Charts and diagrams as code
--

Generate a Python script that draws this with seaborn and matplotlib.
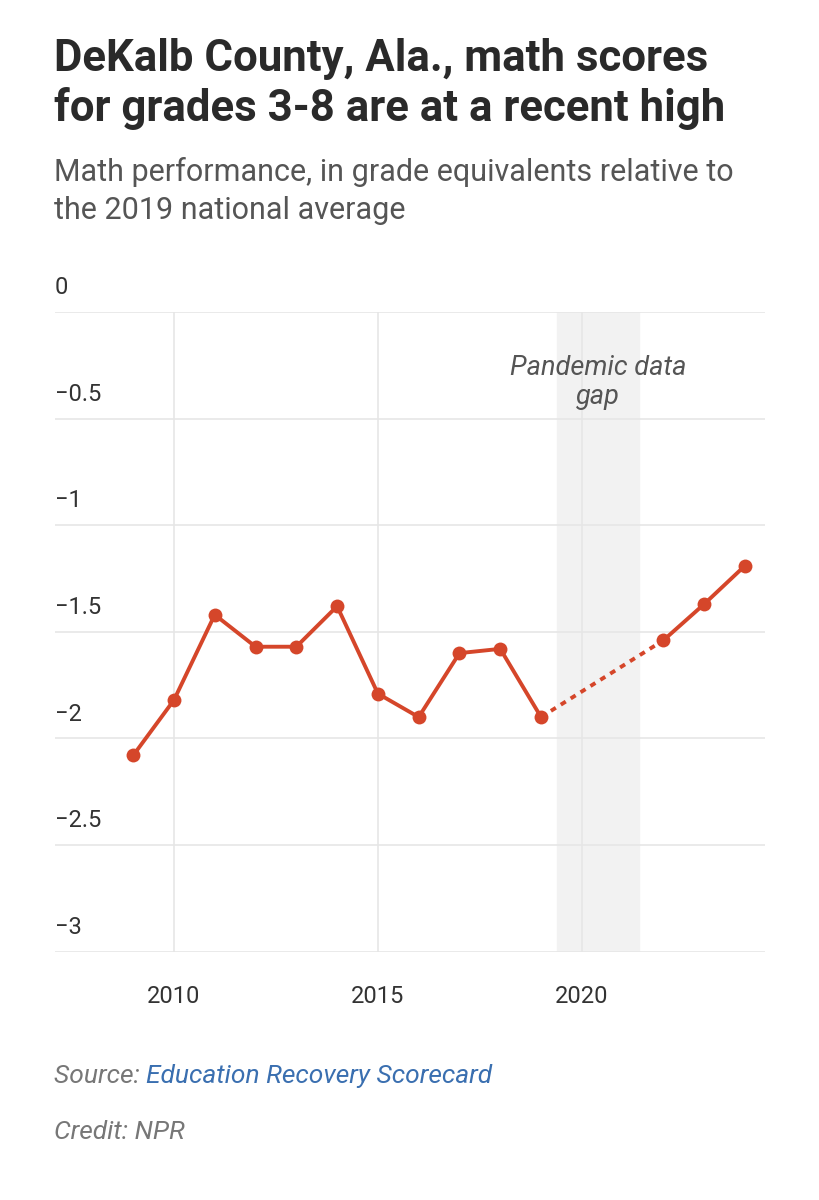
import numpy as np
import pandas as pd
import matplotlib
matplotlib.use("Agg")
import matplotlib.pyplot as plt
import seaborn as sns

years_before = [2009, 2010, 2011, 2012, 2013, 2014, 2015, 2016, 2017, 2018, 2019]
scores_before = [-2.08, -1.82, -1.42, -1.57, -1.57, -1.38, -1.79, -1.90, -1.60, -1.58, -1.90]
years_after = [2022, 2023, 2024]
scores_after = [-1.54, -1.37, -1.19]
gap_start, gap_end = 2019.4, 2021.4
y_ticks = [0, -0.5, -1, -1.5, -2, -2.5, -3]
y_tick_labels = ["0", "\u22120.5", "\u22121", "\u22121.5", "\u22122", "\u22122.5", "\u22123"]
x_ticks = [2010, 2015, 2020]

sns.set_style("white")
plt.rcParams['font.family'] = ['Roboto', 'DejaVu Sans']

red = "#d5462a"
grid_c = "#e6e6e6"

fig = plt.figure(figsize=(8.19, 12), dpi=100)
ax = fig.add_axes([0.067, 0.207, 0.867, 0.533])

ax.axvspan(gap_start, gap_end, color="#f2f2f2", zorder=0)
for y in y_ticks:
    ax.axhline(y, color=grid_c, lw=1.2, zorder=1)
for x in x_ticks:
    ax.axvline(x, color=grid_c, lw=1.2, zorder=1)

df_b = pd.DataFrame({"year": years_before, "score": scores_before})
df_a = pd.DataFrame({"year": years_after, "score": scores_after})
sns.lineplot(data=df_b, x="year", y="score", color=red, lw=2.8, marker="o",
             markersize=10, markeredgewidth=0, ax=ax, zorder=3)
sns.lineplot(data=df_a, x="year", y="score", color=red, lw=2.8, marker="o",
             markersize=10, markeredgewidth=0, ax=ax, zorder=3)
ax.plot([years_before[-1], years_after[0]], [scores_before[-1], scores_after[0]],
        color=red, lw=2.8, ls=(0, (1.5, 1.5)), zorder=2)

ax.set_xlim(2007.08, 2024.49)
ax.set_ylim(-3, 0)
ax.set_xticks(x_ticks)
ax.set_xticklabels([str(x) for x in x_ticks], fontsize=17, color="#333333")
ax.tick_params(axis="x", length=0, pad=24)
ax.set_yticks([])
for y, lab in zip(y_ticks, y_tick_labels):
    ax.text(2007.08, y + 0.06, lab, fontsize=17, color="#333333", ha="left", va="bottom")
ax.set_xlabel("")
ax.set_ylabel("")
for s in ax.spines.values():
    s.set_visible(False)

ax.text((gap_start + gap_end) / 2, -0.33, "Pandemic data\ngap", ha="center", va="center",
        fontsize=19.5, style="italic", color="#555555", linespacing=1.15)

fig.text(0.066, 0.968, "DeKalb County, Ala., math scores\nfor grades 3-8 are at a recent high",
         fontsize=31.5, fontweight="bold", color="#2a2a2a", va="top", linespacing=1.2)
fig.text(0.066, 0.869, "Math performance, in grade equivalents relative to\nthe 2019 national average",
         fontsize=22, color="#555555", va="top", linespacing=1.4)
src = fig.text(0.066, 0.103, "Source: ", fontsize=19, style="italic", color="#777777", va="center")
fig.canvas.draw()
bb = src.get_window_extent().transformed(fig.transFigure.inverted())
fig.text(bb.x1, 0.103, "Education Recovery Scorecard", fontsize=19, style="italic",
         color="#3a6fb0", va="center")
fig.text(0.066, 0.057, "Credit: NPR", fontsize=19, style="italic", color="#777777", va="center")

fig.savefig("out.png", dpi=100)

--

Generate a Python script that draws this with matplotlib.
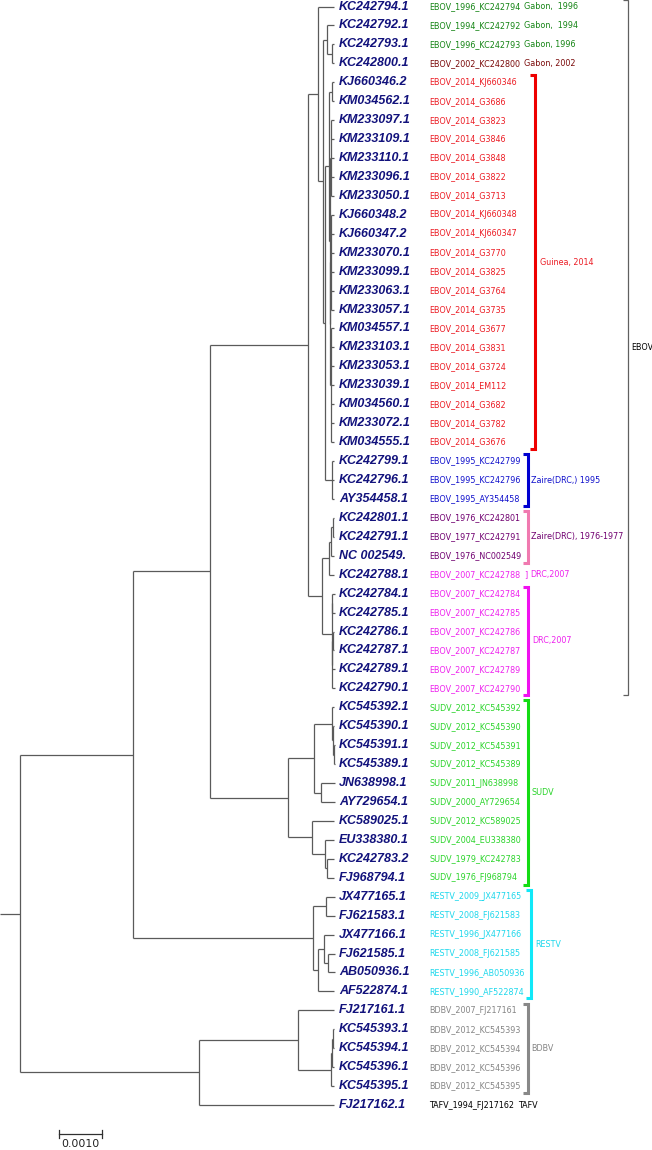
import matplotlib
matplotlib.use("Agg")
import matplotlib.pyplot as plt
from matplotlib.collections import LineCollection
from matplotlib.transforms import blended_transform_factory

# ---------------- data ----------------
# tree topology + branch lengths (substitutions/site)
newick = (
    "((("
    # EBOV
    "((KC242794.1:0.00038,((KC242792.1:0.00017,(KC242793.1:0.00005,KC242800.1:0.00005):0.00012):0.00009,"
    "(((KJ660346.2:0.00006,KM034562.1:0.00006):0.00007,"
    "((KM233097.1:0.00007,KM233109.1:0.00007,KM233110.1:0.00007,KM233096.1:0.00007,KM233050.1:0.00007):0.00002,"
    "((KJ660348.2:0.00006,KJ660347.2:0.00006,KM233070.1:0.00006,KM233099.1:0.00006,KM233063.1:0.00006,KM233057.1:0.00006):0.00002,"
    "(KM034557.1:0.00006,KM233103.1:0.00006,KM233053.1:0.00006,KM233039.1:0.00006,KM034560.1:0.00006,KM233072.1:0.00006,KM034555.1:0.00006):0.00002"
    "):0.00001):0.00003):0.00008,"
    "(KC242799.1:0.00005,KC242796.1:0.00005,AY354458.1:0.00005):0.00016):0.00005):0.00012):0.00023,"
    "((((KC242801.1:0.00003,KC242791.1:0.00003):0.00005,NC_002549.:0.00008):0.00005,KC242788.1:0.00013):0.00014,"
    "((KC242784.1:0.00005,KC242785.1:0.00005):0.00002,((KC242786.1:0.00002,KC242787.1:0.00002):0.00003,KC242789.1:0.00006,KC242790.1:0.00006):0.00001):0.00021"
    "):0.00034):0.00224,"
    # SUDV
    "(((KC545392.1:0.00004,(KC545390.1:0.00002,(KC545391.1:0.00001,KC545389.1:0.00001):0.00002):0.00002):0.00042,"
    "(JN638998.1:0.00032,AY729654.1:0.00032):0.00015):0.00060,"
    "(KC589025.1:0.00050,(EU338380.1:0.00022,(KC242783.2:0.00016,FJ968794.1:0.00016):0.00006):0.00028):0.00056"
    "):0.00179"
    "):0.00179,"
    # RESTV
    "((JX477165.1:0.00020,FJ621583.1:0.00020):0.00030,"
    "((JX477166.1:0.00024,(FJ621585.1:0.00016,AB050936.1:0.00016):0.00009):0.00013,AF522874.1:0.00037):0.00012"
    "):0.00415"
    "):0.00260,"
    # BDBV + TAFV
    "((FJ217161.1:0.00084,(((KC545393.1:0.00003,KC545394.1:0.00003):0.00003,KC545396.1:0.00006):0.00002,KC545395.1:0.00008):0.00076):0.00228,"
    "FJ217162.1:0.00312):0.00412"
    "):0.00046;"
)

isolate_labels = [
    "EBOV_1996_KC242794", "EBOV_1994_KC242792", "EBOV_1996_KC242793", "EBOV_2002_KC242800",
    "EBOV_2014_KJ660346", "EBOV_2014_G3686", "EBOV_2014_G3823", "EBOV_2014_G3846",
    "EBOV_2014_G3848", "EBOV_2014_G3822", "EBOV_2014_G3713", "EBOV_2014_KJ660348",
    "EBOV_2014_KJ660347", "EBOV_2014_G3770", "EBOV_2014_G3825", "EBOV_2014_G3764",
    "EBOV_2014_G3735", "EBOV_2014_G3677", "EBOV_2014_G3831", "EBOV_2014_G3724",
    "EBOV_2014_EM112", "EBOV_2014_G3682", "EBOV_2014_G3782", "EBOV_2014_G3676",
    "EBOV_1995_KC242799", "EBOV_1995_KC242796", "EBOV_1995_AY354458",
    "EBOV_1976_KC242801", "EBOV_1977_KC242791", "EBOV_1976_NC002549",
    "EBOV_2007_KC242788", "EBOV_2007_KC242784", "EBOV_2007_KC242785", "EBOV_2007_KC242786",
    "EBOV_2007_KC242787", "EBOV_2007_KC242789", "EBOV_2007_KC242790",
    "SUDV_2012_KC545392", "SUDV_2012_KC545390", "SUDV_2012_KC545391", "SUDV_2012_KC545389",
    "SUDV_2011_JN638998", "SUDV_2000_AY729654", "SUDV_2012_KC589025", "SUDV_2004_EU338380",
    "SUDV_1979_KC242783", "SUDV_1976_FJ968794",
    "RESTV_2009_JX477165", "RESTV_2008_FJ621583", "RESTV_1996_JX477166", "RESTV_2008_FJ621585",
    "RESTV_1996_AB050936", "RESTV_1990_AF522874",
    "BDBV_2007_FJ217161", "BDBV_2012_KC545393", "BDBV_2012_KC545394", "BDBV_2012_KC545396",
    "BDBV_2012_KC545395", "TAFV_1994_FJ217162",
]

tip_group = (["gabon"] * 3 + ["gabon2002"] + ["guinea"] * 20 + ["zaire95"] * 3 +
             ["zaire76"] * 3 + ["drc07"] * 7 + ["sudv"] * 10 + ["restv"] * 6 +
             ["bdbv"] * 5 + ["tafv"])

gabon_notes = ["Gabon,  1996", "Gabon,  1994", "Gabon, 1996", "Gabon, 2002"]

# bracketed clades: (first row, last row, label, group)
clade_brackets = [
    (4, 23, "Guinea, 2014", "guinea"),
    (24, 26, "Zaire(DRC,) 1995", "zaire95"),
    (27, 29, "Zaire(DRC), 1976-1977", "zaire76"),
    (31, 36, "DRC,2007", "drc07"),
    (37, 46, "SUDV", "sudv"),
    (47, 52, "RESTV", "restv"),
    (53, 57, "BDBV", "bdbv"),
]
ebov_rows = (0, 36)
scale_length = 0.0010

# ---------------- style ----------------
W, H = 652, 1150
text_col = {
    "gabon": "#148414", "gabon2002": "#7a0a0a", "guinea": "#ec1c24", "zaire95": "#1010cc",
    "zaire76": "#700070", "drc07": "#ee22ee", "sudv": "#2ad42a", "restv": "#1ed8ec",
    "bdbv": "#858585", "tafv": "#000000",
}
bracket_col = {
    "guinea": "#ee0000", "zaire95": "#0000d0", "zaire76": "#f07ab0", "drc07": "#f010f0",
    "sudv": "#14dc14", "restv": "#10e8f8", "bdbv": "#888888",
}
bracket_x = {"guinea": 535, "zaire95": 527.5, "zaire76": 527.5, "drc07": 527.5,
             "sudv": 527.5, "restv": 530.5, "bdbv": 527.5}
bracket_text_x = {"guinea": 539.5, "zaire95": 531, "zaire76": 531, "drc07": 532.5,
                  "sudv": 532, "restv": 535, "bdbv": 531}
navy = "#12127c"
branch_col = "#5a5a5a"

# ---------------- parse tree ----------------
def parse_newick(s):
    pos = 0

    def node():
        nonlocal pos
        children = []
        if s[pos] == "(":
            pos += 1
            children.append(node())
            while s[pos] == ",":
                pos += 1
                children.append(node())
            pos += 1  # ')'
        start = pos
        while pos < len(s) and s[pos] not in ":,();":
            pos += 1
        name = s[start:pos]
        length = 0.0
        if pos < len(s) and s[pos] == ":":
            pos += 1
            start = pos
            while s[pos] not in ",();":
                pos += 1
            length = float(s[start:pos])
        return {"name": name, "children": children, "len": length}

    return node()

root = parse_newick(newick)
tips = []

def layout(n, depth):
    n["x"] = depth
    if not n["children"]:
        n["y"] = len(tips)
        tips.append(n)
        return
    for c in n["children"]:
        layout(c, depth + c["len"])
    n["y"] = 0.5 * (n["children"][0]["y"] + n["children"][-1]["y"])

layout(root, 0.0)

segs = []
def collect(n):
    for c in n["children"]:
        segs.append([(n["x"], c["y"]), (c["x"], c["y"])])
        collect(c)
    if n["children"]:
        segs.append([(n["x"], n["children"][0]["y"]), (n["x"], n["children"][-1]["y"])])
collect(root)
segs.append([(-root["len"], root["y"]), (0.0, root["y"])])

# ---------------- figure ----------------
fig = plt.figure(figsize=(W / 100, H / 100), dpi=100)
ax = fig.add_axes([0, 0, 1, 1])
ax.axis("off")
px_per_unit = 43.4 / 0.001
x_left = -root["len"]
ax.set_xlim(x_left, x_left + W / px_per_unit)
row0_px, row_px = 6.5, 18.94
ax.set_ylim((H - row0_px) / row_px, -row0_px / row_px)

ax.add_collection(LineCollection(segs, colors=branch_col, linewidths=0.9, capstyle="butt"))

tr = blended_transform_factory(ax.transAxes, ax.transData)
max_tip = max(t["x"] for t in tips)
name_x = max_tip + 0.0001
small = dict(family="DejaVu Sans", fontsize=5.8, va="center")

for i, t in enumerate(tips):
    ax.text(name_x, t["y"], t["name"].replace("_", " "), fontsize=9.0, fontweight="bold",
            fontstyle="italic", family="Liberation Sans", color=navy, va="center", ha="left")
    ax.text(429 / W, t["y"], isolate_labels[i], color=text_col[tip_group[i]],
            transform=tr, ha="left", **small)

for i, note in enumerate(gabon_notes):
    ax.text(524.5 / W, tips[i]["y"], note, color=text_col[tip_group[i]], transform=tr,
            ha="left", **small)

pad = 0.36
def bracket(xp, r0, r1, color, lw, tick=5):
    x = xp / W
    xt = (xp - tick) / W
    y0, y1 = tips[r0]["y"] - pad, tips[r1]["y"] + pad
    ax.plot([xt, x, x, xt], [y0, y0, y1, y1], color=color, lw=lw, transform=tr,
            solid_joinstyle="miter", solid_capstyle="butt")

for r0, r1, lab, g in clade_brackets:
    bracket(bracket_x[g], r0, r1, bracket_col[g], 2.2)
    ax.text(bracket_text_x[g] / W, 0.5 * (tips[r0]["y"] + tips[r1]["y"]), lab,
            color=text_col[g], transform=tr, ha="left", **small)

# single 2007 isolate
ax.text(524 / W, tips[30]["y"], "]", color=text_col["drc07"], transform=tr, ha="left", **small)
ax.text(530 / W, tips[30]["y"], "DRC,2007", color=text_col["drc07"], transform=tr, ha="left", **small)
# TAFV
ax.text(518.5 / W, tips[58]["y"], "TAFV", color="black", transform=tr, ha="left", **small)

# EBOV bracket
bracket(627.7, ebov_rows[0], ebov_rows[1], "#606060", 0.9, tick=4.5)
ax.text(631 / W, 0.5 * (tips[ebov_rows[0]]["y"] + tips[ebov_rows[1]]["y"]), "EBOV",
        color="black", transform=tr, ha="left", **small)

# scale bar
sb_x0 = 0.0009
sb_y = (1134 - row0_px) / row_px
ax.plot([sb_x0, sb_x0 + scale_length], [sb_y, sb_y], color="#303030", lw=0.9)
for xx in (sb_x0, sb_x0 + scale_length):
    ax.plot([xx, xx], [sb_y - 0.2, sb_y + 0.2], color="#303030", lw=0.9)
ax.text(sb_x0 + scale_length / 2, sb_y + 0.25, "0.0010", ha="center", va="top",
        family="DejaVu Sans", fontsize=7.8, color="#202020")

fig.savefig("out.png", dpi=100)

--

SHORT EXERCISE> Working from the entries above, reproduce exactly and only the lines beginning with the line that has "Generate a Python script that draws this with seaborn" and ending with the line that has "import seaborn as sns"; omit all pictures.

ANSWER TO THE EXERCISE>
Generate a Python script that draws this with seaborn and matplotlib.
import numpy as np
import pandas as pd
import matplotlib
matplotlib.use("Agg")
import matplotlib.pyplot as plt
import seaborn as sns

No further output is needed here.